Dances With Wolves

Published February 4, 2012 by myliteraryleanings

Review of Dances With Wolves by Michael Blake:

Overview from www.bn.com: In honor of the 20th Anniversary of the Academy Award-Winning film adaptation of the novel, Michael Blake’s historical masterpiece Dances With Wolves is now available in digital form. With a new preface by the author, the e-book edition of Dances With Wolves brings the 1988 classic to a new generation of readers. When Lieutenant Dunbar receives his orders to join the regiment stationed at Fort Sedgewick, he has no idea that the post has been completely abandoned. Left to guard the fort alone, Dunbar finds himself with nothing but the open prairie for company – that is, until a band of Comanche Indians returns to their summer grounds a few miles away. Dunbar is soon faced with a choice between his obedient solitude and the …

My Review:

Years ago, I had read the story of how the screenwriter of this story had tried many times to get a screenplay made and failed. His friend, Kevin Costner, advised him to write his story as a book, first and then sell it as a screenplay. He did that and the book that he wrote later became the screenplay of the movie Dances With Wolves, starring Costner himself.

My first thought, besides thinking how much I had enjoyed the famous movie, was that I wished that I could have read the book to see how it compared to the movie. But the years went by and I forgot all about this, until a few weeks ago. I decided to check out the book from a local library and finally find out for myself what it was like and how it had been changed when made into a movie.

I discovered that not a lot had been changed. Perhaps it was due to Costner’s involvement in the project or the general respect that those in charge had for the work but I don’t think that is the only reason. This book, plain and simple, told a great story. Therefore, only a small amount of the material needed to be changed.

The most important thing that was changed was the tribe. They became the Sioux instead of Comanches. According to what I read online, this was due to the fact that it was harder to find speakers of the Comanche language to teach the cast.

The other was a deletion. A scene that was filmed never made it into the movie. This scene was quiet powerful. However, I can see why the director choose not include it in the film. It could have seemed redundant to audiences when an earlier scene with the buffalo make the same point. In the book, it is great. It flows. But in the movie, it could have been too much. The movie that did get filmed was already long by cinematic standards. I found the deleted scene on www.youtube.com however, and have pasted it at the bottom of this review. It is shot exactly as described in the book.

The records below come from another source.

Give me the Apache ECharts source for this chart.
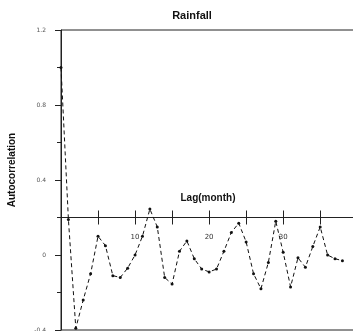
<!DOCTYPE html>
<html lang="en">
<head>
<meta charset="UTF-8">
<title>Rainfall</title>
<style>
  html, body { margin: 0; padding: 0; background: #fff; }
  #main { width: 353px; height: 331px; }
</style>
</head>
<body>
<div id="main"></div>
<script src="https://cdn.jsdelivr.net/npm/echarts@6/dist/echarts.min.js"></script>
<script>
// autocorrelation of rainfall
var lags = [0, 1, 2, 3, 4, 5, 6, 7, 8, 9, 10, 11, 12, 13, 14, 15, 16, 17, 18, 19,
            20, 21, 22, 23, 24, 25, 26, 27, 28, 29, 30, 31, 32, 33, 34, 35, 36, 37, 38];
var acf = [1.0, 0.19, -0.39, -0.24, -0.10, 0.10, 0.05, -0.11, -0.12, -0.07,
           0.0, 0.10, 0.245, 0.15, -0.12, -0.155, 0.02, 0.075, -0.02, -0.075,
           -0.09, -0.075, 0.02, 0.12, 0.17, 0.07, -0.10, -0.18, -0.04, 0.18,
           0.015, -0.17, -0.015, -0.065, 0.045, 0.15, 0.0, -0.02, -0.03];
var xLabels = [10, 20, 30];

var chart = echarts.init(document.getElementById('main'));
var axisColor = '#222';
var lagMax = 39.7;
// the lag axis crosses the plot at 0.2: y = 30 + (1.2 - 0.2) * 300 / 1.6
var crossY = 217.5;

var option = {
    animation: false,
    title: {
        text: 'Rainfall',
        left: 187,
        textAlign: 'center',
        top: 5,
        textStyle: { fontFamily: 'Liberation Sans', fontSize: 11, fontWeight: 'bold', color: '#111' }
    },
    grid: [
        { left: 61, right: -2, top: 30, bottom: 1, show: true, borderColor: axisColor, borderWidth: 1,
          outerBoundsMode: 'none', containLabel: false },
        { left: 61, right: -2, top: crossY - 20, height: 20, outerBoundsMode: 'none', containLabel: false },
        { left: 61, right: -2, top: crossY, height: 20, outerBoundsMode: 'none', containLabel: false }
    ],
    xAxis: [
        {
            gridIndex: 0, type: 'value', min: 0, max: lagMax, show: false
        },
        {
            gridIndex: 1, type: 'value', min: 0, max: lagMax, interval: 5, position: 'bottom',
            axisLine: { onZero: false, lineStyle: { color: axisColor } },
            axisTick: { length: 7, lineStyle: { color: axisColor } },
            axisLabel: {
                margin: 16, fontSize: 7, color: '#333', fontFamily: 'DejaVu Sans',
                formatter: function (v) { return xLabels.indexOf(v) >= 0 ? String(v) : ''; }
            },
            splitLine: { show: false }
        },
        {
            gridIndex: 2, type: 'value', min: 0, max: lagMax, interval: 5, position: 'top',
            name: 'Lag(month)', nameLocation: 'middle', nameGap: 14,
            nameTextStyle: { fontFamily: 'Liberation Sans', fontSize: 10, fontWeight: 'bold', color: '#111' },
            axisLine: { show: false, onZero: false },
            axisTick: { length: 7, lineStyle: { color: axisColor } },
            axisLabel: { show: false },
            splitLine: { show: false }
        }
    ],
    yAxis: [
        {
            gridIndex: 0, type: 'value', min: -0.4, max: 1.2, interval: 0.4,
            name: 'Autocorrelation', nameLocation: 'middle', nameGap: 44,
            nameTextStyle: { fontFamily: 'Liberation Sans', fontSize: 10, fontWeight: 'bold', color: '#111',
                             padding: [0, 0, 0, 20] },
            axisLine: { show: true, onZero: false, lineStyle: { color: axisColor } },
            axisTick: { show: true, length: 6, lineStyle: { color: axisColor } },
            minorTick: { show: true, splitNumber: 2, length: 4, lineStyle: { color: axisColor } },
            axisLabel: { margin: 15, fontSize: 6, color: '#555', fontFamily: 'DejaVu Sans' },
            splitLine: { show: false }
        },
        { gridIndex: 1, type: 'value', show: false },
        { gridIndex: 2, type: 'value', show: false }
    ],
    series: [
        {
            type: 'line',
            xAxisIndex: 0,
            yAxisIndex: 0,
            data: lags.map(function (l, i) { return [l, acf[i]]; }),
            symbol: 'circle',
            symbolSize: 3,
            itemStyle: { color: '#111' },
            lineStyle: { color: '#111', width: 1, type: [4, 3] }
        }
    ]
};

chart.setOption(option);
</script>
</body>
</html>
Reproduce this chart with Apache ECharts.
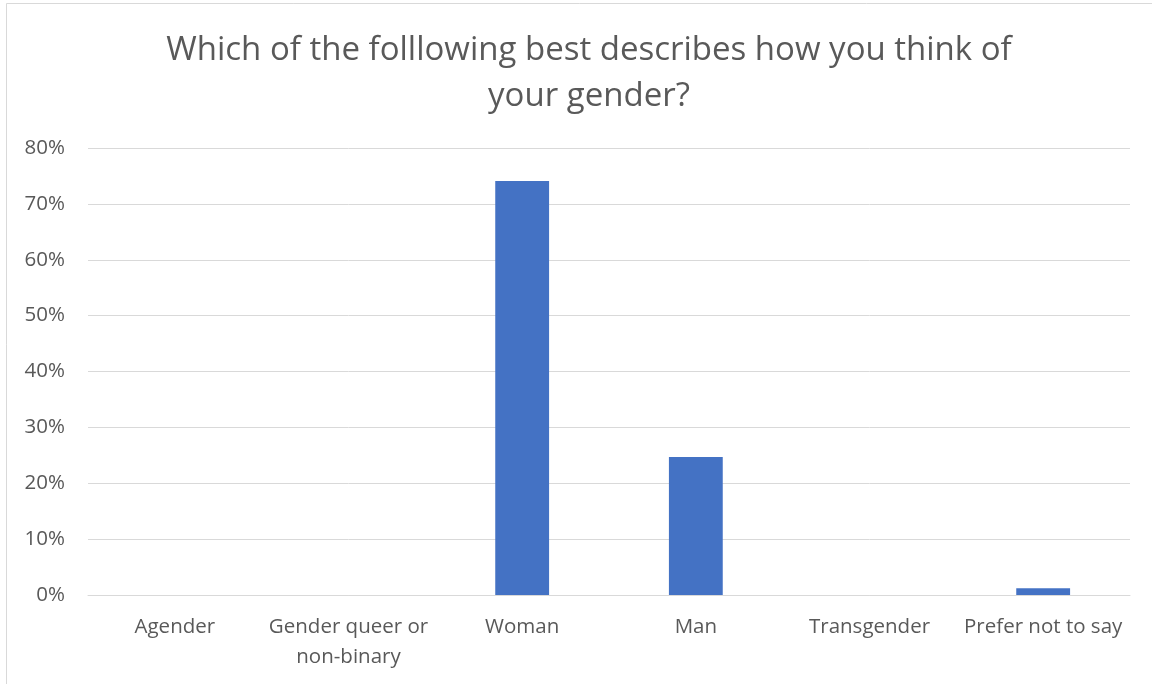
<!DOCTYPE html>
<html><head><meta charset="utf-8">
<script src="https://cdn.jsdelivr.net/npm/echarts@6/dist/echarts.min.js"></script>
<style>html,body{margin:0;padding:0;background:#fff}#c{width:1152px;height:684px}</style>
</head><body><div id="c"></div>
<script>
const titleText = "Which of the folllowing best describes how you think of\nyour gender?";
const categories = ["Agender", "Gender queer or\nnon-binary", "Woman", "Man", "Transgender", "Prefer not to say"];
const values = [0, 0, 74.1, 24.7, 0, 1.2];
const yTicks = { min: 0, max: 80, interval: 10 };

const FONT = "Open Sans";
const chart = echarts.init(document.getElementById('c'), null, { renderer: 'canvas' });
chart.setOption({
  backgroundColor: '#fff',
  animation: false,
  graphic: [{
    type: 'rect', shape: { x: 6.5, y: 3.5, width: 1160, height: 700 },
    style: { fill: 'none', stroke: '#d9d9d9', lineWidth: 1 }, silent: true, z: -1
  }],
  title: {
    text: titleText, left: 584, top: 23, textAlign: 'center',
    textStyle: { fontFamily: FONT, fontSize: 33, fontWeight: 'normal', color: '#595959', lineHeight: 46 }
  },
  grid: { left: 88, right: 22, top: 148, bottom: 89, containLabel: false },
  xAxis: {
    type: 'category', data: categories,
    axisLine: { lineStyle: { color: '#d9d9d9', width: 1 } },
    axisTick: { show: false },
    axisLabel: { fontFamily: FONT, fontSize: 20.5, color: '#595959', margin: 17, lineHeight: 30, interval: 0 }
  },
  yAxis: {
    type: 'value', min: yTicks.min, max: yTicks.max, interval: yTicks.interval,
    axisLine: { show: false }, axisTick: { show: false },
    splitLine: { lineStyle: { color: '#d9d9d9', width: 1 } },
    axisLabel: { fontFamily: FONT, fontSize: 20.5, color: '#595959', margin: 23, formatter: v => v + '%' }
  },
  series: [{
    type: 'bar', data: values, barWidth: '31%',
    itemStyle: { color: '#4472c4' }
  }]
});
</script></body></html>
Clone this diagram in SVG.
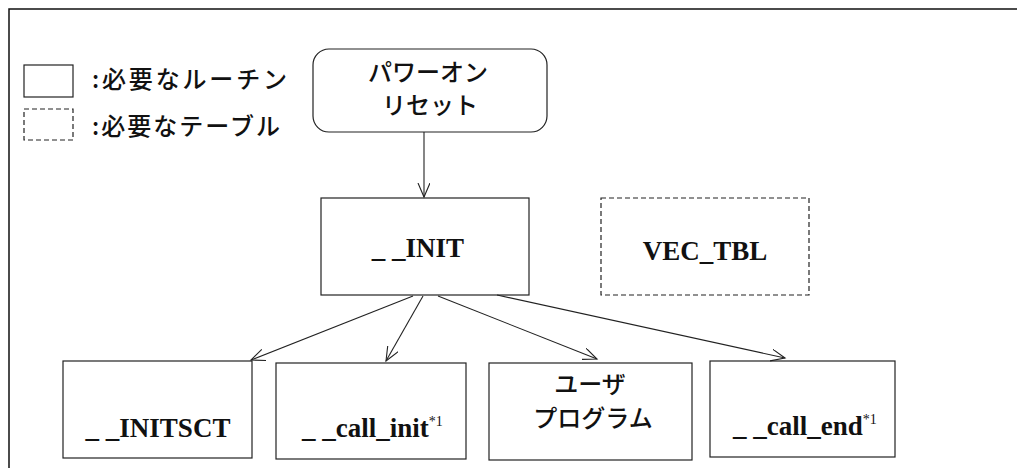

Most people know the story already. The book is virtually the same. All the same characters are there.  Costner and his female co-star who played Stands With A Fist seemed a bit old for the parts they were playing but they did a good job.

The book didn’t paint as much of sympathetic portrait of the Comanches as the movie did of the Sioux. Still, the author wrote as accurately as possible from what I can tell. Someone I know taught me many things about the history of the Native Americans in this country and in most cases to say that they were treated unfairly by the U.S. government is putting it mildly.

The best part of the book is the ending I think. Compared with the movie, it was more positive. I felt better walking away from it than I did the movie. But maybe that’s not a good thing.

However, I would definitely recommend this book. Its style took a little getting used to. The chapters are divided into small parts that were reminiscent of scenes in a screenplay. I guess that is to be expected but it was a little hard to get used to. Once I did though, I enjoyed the story.

Contains: war violence, hunting violence, some language, some sexual content, and gross humor.